If you hadn't already guessed it, Secret Son is not a book about happy endings. It is brutally honest for a novel of its kind. There is no last-minute rescue here, no escape; Yousseff is too tangled in the legacy of secrets and lies propagated by his parents, his country and 'The Party' to be the master of his own fate. When it comes the final betrayal he endures is gut-wrenchingly realistic. It literally stopped me in my tracks half way across the staff carpark.
Except, maybe there is some hope to had, if of a depressingly realistic kind. Lalami introduces a new point-of-view character over half way into the novel: Amal, Yousseff's legitimate half-sister. She has grown up in luxury, believing herself to be her father's only child and enjoying all the benefits of his wealth: the best schools, the best clothes, fancy cars, holidays abroad and a prestigious degree from the USA. But while in America she has met and fallen in love with Fernando, a freelance photographer who definitely does not constitute a suitable partner in the eyes of her parents.
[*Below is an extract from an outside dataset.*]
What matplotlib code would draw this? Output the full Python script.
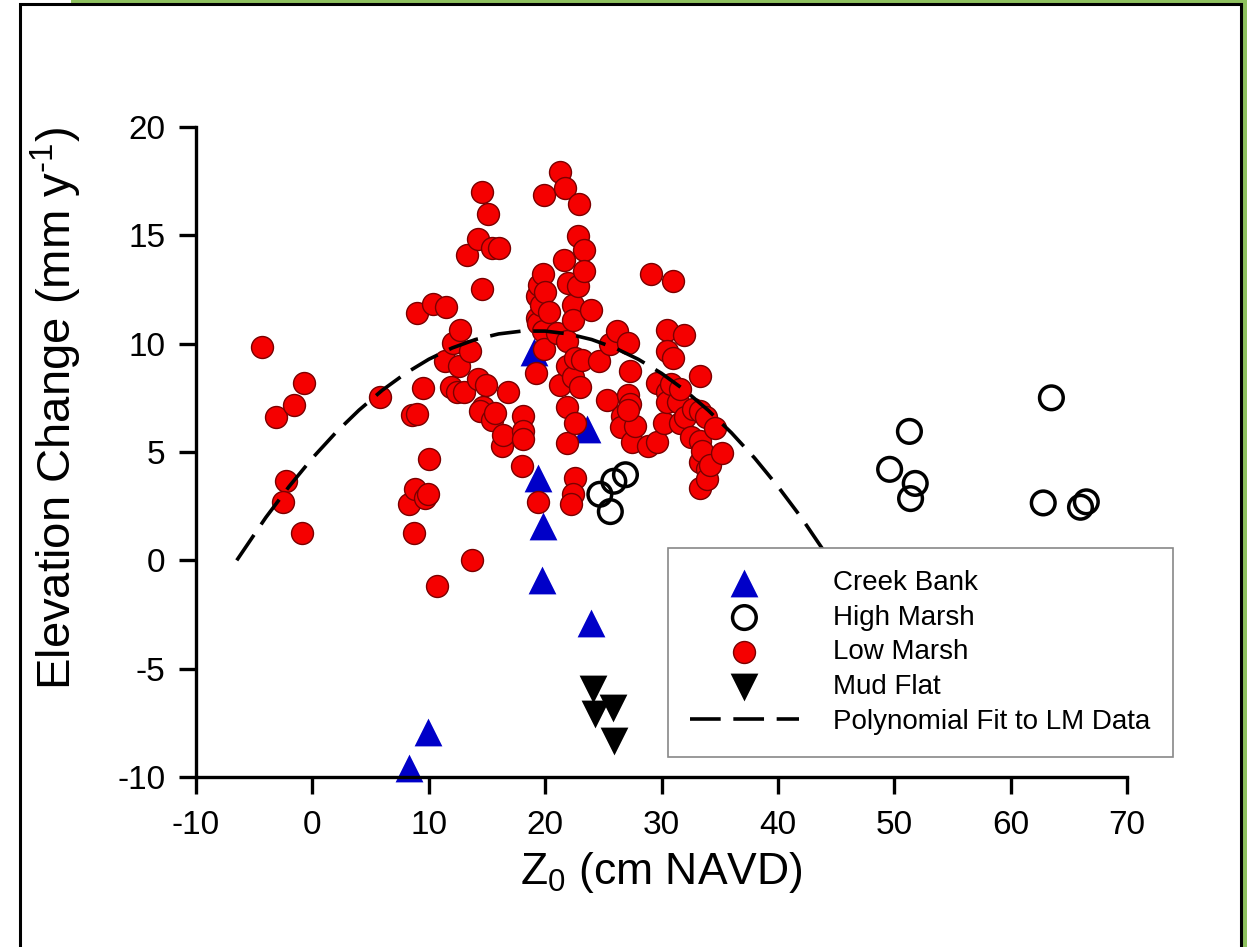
import matplotlib
matplotlib.use("Agg")
import matplotlib.pyplot as plt
from matplotlib.patches import Rectangle

plt.rcParams['font.family'] = ['Liberation Sans', 'DejaVu Sans']
plt.rcParams['mathtext.fontset'] = 'custom'
plt.rcParams['mathtext.rm'] = 'Liberation Sans'
plt.rcParams['mathtext.it'] = 'Liberation Sans:italic'
plt.rcParams['mathtext.bf'] = 'Liberation Sans:bold'
plt.rcParams['axes.unicode_minus'] = False

# Creek Bank
cb_x = [8.3, 9.9, 19.0, 19.4, 19.8, 19.7, 23.6, 23.9]
cb_y = [-9.6, -7.9, 9.6, 3.8, 1.6, -0.9, 6.05, -2.9]

# High Marsh
hm_x = [24.7, 25.6, 25.9, 26.9, 49.6, 51.3, 51.4, 51.8, 62.8, 63.5, 66.0, 66.5]
hm_y = [3.05, 2.25, 3.65, 3.95, 4.2, 5.95, 2.85, 3.55, 2.65, 7.5, 2.45, 2.7]

# Mud Flat
mf_x = [24.1, 24.3, 25.8, 25.9]
mf_y = [-5.95, -7.1, -6.8, -8.35]

# Low Marsh
lm_x = [-4.3, -3.1, -2.3, -2.5, -1.6, -0.9, -0.7, 5.8,
        8.3, 8.6, 9.0, 8.7, 8.8, 9.0, 9.5, 9.7, 9.9, 10.0, 10.4, 10.7, 11.4, 11.5, 11.9, 12.1,
        12.4, 12.6, 12.7, 13.0, 13.3, 13.5, 13.7, 14.2, 14.2, 14.6, 14.6, 14.9, 14.7, 14.4,
        15.1, 15.4, 16.0, 15.4, 15.7, 16.3, 16.4, 16.8,
        18.0, 18.1, 18.1, 18.1,
        19.2, 19.3, 19.3, 19.4, 19.5, 19.8, 19.8, 19.9, 19.6, 20.0, 20.3, 19.9, 19.4,
        21.0, 21.3, 21.7, 21.6, 21.3, 21.9, 21.9, 21.9, 21.9, 22.0, 22.4, 22.4, 22.4, 22.6,
        22.4, 22.2, 22.6, 22.6, 22.8, 22.8, 22.9, 23.0, 23.2, 23.3, 23.3, 23.9,
        24.6, 25.3, 25.6, 26.2, 26.6, 26.5, 27.1, 27.1, 27.3, 27.3, 27.5, 27.7, 27.1,
        28.8, 29.1, 29.6, 29.6, 30.2, 30.5, 30.5, 30.5, 30.5, 30.8, 31.0, 31.0, 31.4, 31.6,
        31.6, 31.9, 32.0, 32.5, 32.7, 33.3, 33.3, 33.3, 33.3, 33.3, 33.5, 33.8, 33.9, 33.9,
        34.2, 34.6, 35.2]
lm_y = [9.85, 6.6, 3.65, 2.7, 7.15, 1.25, 8.2, 7.55,
        2.6, 6.7, 6.75, 1.25, 3.3, 11.4, 7.95, 2.9, 3.05, 4.7, 11.85, -1.2, 9.2, 11.7, 8.0, 10.05,
        7.75, 8.95, 10.65, 7.75, 14.1, 9.65, 0.0, 14.85, 8.35, 17.0, 12.5, 8.1, 7.1, 6.9,
        16.0, 14.4, 14.4, 6.5, 6.8, 5.3, 5.8, 7.75,
        4.35, 6.65, 5.95, 5.6,
        8.65, 12.2, 11.2, 10.95, 12.7, 13.2, 10.6, 9.75, 11.8, 12.4, 11.45, 16.85, 2.7,
        10.5, 17.9, 17.2, 13.85, 8.1, 10.1, 8.95, 7.1, 5.4, 12.8, 11.8, 11.1, 8.45, 3.8,
        3.05, 2.6, 9.35, 6.35, 14.95, 12.65, 16.45, 8.0, 9.25, 14.3, 13.35, 11.55,
        9.2, 7.4, 10.0, 10.6, 6.65, 6.15, 10.05, 7.65, 7.2, 8.75, 5.45, 6.2, 6.95,
        5.3, 13.2, 5.45, 8.2, 6.35, 10.65, 9.65, 7.75, 7.3, 8.15, 12.9, 9.35, 7.3, 6.35,
        7.9, 10.4, 6.6, 5.7, 7.0, 8.5, 6.9, 5.5, 4.55, 3.35, 5.05, 6.6, 4.2, 3.75,
        4.4, 6.1, 4.95]

# polynomial fit curve
fit_x = [-6.5, -4, -2, 0, 2, 4, 6, 8, 10, 12, 14, 16, 18, 20, 22, 24, 26, 28, 30,
         32, 34, 36, 38, 40, 42, 44.5]
fit_y = [0.0, 1.98, 3.41, 4.72, 5.89, 6.93, 7.85, 8.63, 9.28, 9.80, 10.19, 10.45, 10.58,
         10.58, 10.45, 10.19, 9.80, 9.28, 8.63, 7.85, 6.93, 5.89, 4.72, 3.41, 1.98, 0.0]

fig = plt.figure(figsize=(12.47, 9.47), dpi=100)

# green page border behind a black-edged white frame
fig.patches.append(Rectangle((71 / 1247, 0), 1, 1.0, transform=fig.transFigure,
                             facecolor='#8ec15f', edgecolor='none', zorder=-3))
fig.patches.append(Rectangle((20 / 1247, -0.05), 1221 / 1247, 1.05 - 4 / 947,
                             transform=fig.transFigure, facecolor='white',
                             edgecolor='black', linewidth=2.2, zorder=-2))

ax = fig.add_axes([0.1572, 0.1795, 0.7466, 0.6864])
ax.patch.set_alpha(0)

h_cb = ax.scatter(cb_x, cb_y, marker='^', s=400, color='#0000c8', linewidths=0,
                  clip_on=False, zorder=2, label='Creek Bank')
h_hm = ax.scatter(hm_x, hm_y, marker='o', s=290, facecolors='none', edgecolors='black',
                  linewidths=2.5, clip_on=False, zorder=3, label='High Marsh')
h_lm = ax.scatter(lm_x, lm_y, marker='o', s=250, facecolors='#f50000', edgecolors='#7a0000',
                  linewidths=1.0, clip_on=False, zorder=3, label='Low Marsh')
h_mf = ax.scatter(mf_x, mf_y, marker='v', s=400, color='black', linewidths=0,
                  clip_on=False, zorder=3, label='Mud Flat')
h_fit, = ax.plot(fit_x, fit_y, color='black', linewidth=2.6, dashes=(8.5, 3.5),
                 zorder=4, label='Polynomial Fit to LM Data')

ax.set_xlim(-10, 70)
ax.set_ylim(-10, 20)
ax.set_xticks(range(-10, 71, 10))
ax.set_yticks(range(-10, 21, 5))
for side in ['top', 'right']:
    ax.spines[side].set_visible(False)
for side in ['left', 'bottom']:
    ax.spines[side].set_linewidth(2.4)
ax.tick_params(direction='out', length=12, width=2.4, labelsize=24)
ax.tick_params(axis='x', pad=12)
ax.tick_params(axis='y', pad=10)

ax.set_xlabel('Z$_0$ (cm NAVD)', fontsize=32)
ax.xaxis.set_label_coords(0.5, -0.113)
ax.set_ylabel(r'Elevation Change (mm y$^{\text{-}1}$)', fontsize=34)
ax.yaxis.set_label_coords(-0.12, 0.567)

leg = ax.legend(handles=[h_cb, h_hm, h_lm, h_mf, h_fit], loc='upper left',
                bbox_to_anchor=(668 / 1247, 1 - 548 / 947), bbox_transform=fig.transFigure,
                borderaxespad=0, fontsize=20, frameon=True, fancybox=False,
                edgecolor='#888888', framealpha=1, handlelength=3.9, handletextpad=1.25,
                labelspacing=0.31, borderpad=0.8, scatterpoints=1)
leg.get_frame().set_linewidth(1.2)

fig.savefig('out.png', dpi=100)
Forced to choose between Fernando and her father's expectations, and then confronted with the existence of Yousseff, she is not blown off course as thoroughly or as permanently as he is. She is his liberated twin, what he could have been if he had been given the tools - the confidence, the sense of entitlement - to extricate himself from his fate and form himself a new and independent identity. What he could have been if he hadn't been so poor and so ignorant. In this sense Secret Son is also about social class, and the vast gulf that divides the people who can get to a better life only in their dreams and the people who can fly there on an aeroplane.
Lalami is also a short story writer, and like many short story writers she works the reader hard. The power of her work is in its unspoken implications rather than in the bones of the story itself or the flaunting of the prose. I feel as though I had to stew it a while before I got the flavour out. Which is why listening to the Audible reading in 30 minute segments, with forced pauses between, was hugely conducive to appreciating its subtlety. I find myself a real and unexpected admirer, and I look forward to reading Lalami's short story collection, Hope and Other Dangerous Pursuits.